# Data load

#### 0. Imports

In [2]:
import pandas as pd
import sys
sys.path.append("..")

from src.support.data_extraction import TickersFetcher
from src.support.data_transformation import TickerExtender, TechnicalIndicators
from src.support.data_load import MongoDBHandler

from src.support.utils import load_tickers_to_include

# 1. Introduction to this notebook

The goal of this notebook is to show the process followed to load data to MongoDB.

## 1.1 Database choice
For this project, the database choice is MongoDB. It is chosen above any other relational databases because, as the project is still in prototyping phase, it makes more sense due to the flexibility NoSQL provides. Among other NoSQL providers, MongoDB Atlas is chosen for its free tier and easy API integration.

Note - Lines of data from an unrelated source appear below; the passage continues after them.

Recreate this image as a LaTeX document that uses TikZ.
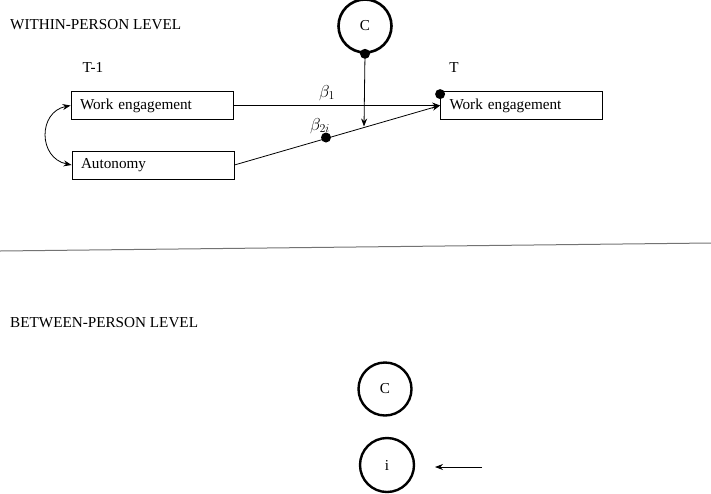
\documentclass[tikz,border=0pt]{standalone}
\usepackage{fontspec}
\setmainfont{Liberation Serif}
\usetikzlibrary{arrows.meta}
\begin{document}
\begin{tikzpicture}[x=1pt,y=-1pt,
  txt/.style={font=\fontsize{15.2}{17}\selectfont, inner sep=0pt},
  varbox/.style={draw, line width=0.8pt, minimum width=162pt, minimum height=28pt, inner sep=0pt, font=\fontsize{15.2}{17}\selectfont, text width=144pt, align=left},
  latent/.style={circle, draw, line width=2.6pt, minimum size=52pt, inner sep=0pt, font=\fontsize{15.2}{17}\selectfont},
  conn/.style={line width=0.8pt, -{Stealth[length=8pt,width=6pt]}},
  dotn/.style={circle, fill, inner sep=0pt, minimum size=10pt},
  blab/.style={inner sep=0pt, font=\fontsize{18}{20}\selectfont}]
\useasboundingbox (0,0) rectangle (711,493);
% headings
\node[txt, anchor=west] (within) at (10,25) {WITHIN-PERSON LEVEL};
\node[txt] (tm1) at (93,67) {T-1};
\node[txt] (t) at (454,68) {T};
\node[txt, anchor=west] (between) at (10,323) {BETWEEN-PERSON LEVEL};
% boxes
\node[varbox] (we1) at (152,105.5) {Work engagement};
\node[varbox] (aut) at (153,165) {Autonomy};
\node[varbox] (we2) at (521.5,105.5) {Work engagement};
% top circle
\node[latent, minimum size=53pt] (c1) at (365,26) {C};
\node[dotn] (cdot) at (c1.south) {};
% correlation
\draw[line width=0.8pt, {Stealth[length=8pt,width=6pt]}-{Stealth[length=8pt,width=6pt]}] (we1.west) .. controls (38,112) and (38,158) .. (aut.west);
% beta1 path
\draw[conn] (we1.east) -- (we2.west);
\node[blab] (b1lab) at (327,93) {$\beta_1$};
% beta2 path
\coordinate (hit) at (364,126.5);
\draw[conn] (aut.east) -- (we2.west);
\node[dotn] (b2dot) at (326,137.5) {};
\node[blab] (b2lab) at (320,126) {$\beta_{2i}$};
\draw[conn] (cdot.center) -- (hit);
% dot on T box
\node[dotn] (tdot) at ([yshift=-3pt]we2.north west) {};
% separator
\coordinate (sepl) at (0,251);
\coordinate (sepr) at (711,243);
\draw[line width=1pt, black!55] (sepl) -- (sepr);
% between
\node[latent, line width=2.4pt, minimum size=53pt] (c2) at (385,389) {C};
\node[latent, line width=2.4pt, minimum size=54pt] (i) at (387,465) {i};
\coordinate (astart) at (482,467);
\coordinate (aend) at (435,467);
\draw[conn] (astart) -- (aend);
\end{tikzpicture}
\end{document}
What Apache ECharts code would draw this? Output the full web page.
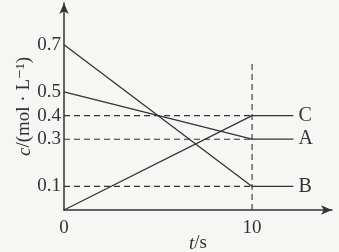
<!DOCTYPE html>
<html><head><meta charset="utf-8">
<script src="https://cdn.jsdelivr.net/npm/echarts@6/dist/echarts.min.js"></script>
<style>html,body{margin:0;padding:0;background:#f6f6f4}#c{width:339px;height:252px}</style>
</head><body><div id="c"></div>
<script>
const times = [0, 10, 12.2];
const seriesA = [0.5, 0.3, 0.3];
const seriesB = [0.7, 0.1, 0.1];
const seriesC = [0, 0.4, 0.4];
const names = ['A', 'B', 'C'];
const yTickLabels = [0.1, 0.3, 0.4, 0.5, 0.7];
const xTickLabels = [0, 10];
const guideLevels = [0.4, 0.3, 0.1];
const guideTime = 10;
const guideTop = 0.636;
const xMax = 14.25, yMax = 0.877;

const ink = '#333333';
const font = '"Liberation Serif", "DejaVu Serif", serif';

function solid(name, vals) {
  return {
    type: 'line', name, symbol: 'none', silent: true,
    data: times.map((t, i) => [t, vals[i]]),
    lineStyle: { color: ink, width: 1.3 },
    endLabel: { show: true, formatter: name, color: ink, fontFamily: font, fontSize: 20, distance: 5 }
  };
}
const series = [solid('A', seriesA), solid('B', seriesB), solid('C', seriesC)];
guideLevels.forEach(v => series.push({
  type: 'line', symbol: 'none', silent: true,
  data: [[0, v], [guideTime, v]],
  lineStyle: { color: ink, width: 1.1, type: [6, 4] }
}));
series.push({
  type: 'line', symbol: 'none', silent: true,
  data: [[guideTime, 0], [guideTime, guideTop]],
  lineStyle: { color: ink, width: 1.1, type: [6, 4] }
});

const nameStyle = { color: ink, fontFamily: font, fontSize: 19,
  rich: { i: { fontStyle: 'italic', fontFamily: font, fontSize: 19, color: ink } } };

const chart = echarts.init(document.getElementById('c'));
chart.setOption({
  animation: false,
  backgroundColor: '#f6f6f4',
  grid: { left: 64, right: 7, top: 3, bottom: 42, containLabel: false, outerBoundsMode: 'none' },
  xAxis: {
    type: 'value', min: 0, max: xMax, interval: 10,
    name: '{i|t}/s', nameLocation: 'middle', nameGap: 24, nameMoveOverlap: false,
    nameTextStyle: nameStyle,
    axisLine: { lineStyle: { color: ink, width: 1.5 }, symbol: ['none', 'arrow'], symbolSize: [7, 11] },
    axisTick: { show: false }, splitLine: { show: false },
    axisLabel: { color: ink, fontFamily: font, fontSize: 19, margin: 9, showMaxLabel: false,
      formatter: v => xTickLabels.includes(v) ? String(v) : '' }
  },
  yAxis: {
    type: 'value', min: 0, max: yMax, interval: 0.1,
    name: '{i|c}/(mol · L⁻¹)', nameLocation: 'middle', nameGap: 30, nameRotate: 90, nameMoveOverlap: false,
    nameTextStyle: nameStyle,
    axisLine: { lineStyle: { color: ink, width: 1.5 }, symbol: ['none', 'arrow'], symbolSize: [7, 11] },
    axisTick: { show: false }, splitLine: { show: false },
    axisLabel: { color: ink, fontFamily: font, fontSize: 19, margin: 3, showMaxLabel: false,
      formatter: v => { const r = Math.round(v * 10) / 10; return yTickLabels.includes(r) ? r.toFixed(1) : ''; } }
  },
  series
});
</script></body></html>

## 1.2 Data subject to upload
There are various data that could be uploaded to the database by the nature of this project:
1. Transformed data. Typical ETL applies here.
2. Predictions data. For predictions to be tracked and also used by other services.
3. Trade oprations data. For monitoring of the trading activity.

In the case 1. Transformed data, there is a disclaimer; although the load part of the ETL is operational, it is in practice deactivated and not used due to the 0.5 GB storage limit present in MongoDB Atlas' free tier. Actually, data load for this is not even necessary, except for dataset versioning purposes for which a feature store (out of scope for this project) would be more appropriate, as API availability and the speed of transformation guarantee that at any time the data will be avaible in 20 seconds by executing the ETL code. Given that data would be used for prediction just once a week, or maximum once a day, the costs of storing big gigabytes of data outweight its benefits.

# 2. Data load process

Data load is handled by `src/support/data_load.py`, which is where the MongoDBHandler class stores the methods for uploading data to MongoDB.

The scripts that exploit these methods are in:
- `src/data_etl_pipeline.py`. The load code is commented out as explained above.
- `src/deployment/predict.py`. Loads the predictions output by the model into the 'stocks_predictions' collection.
- `src/trading/trading.py`. Interacts with the database to monitor trades in the 'trades' collection.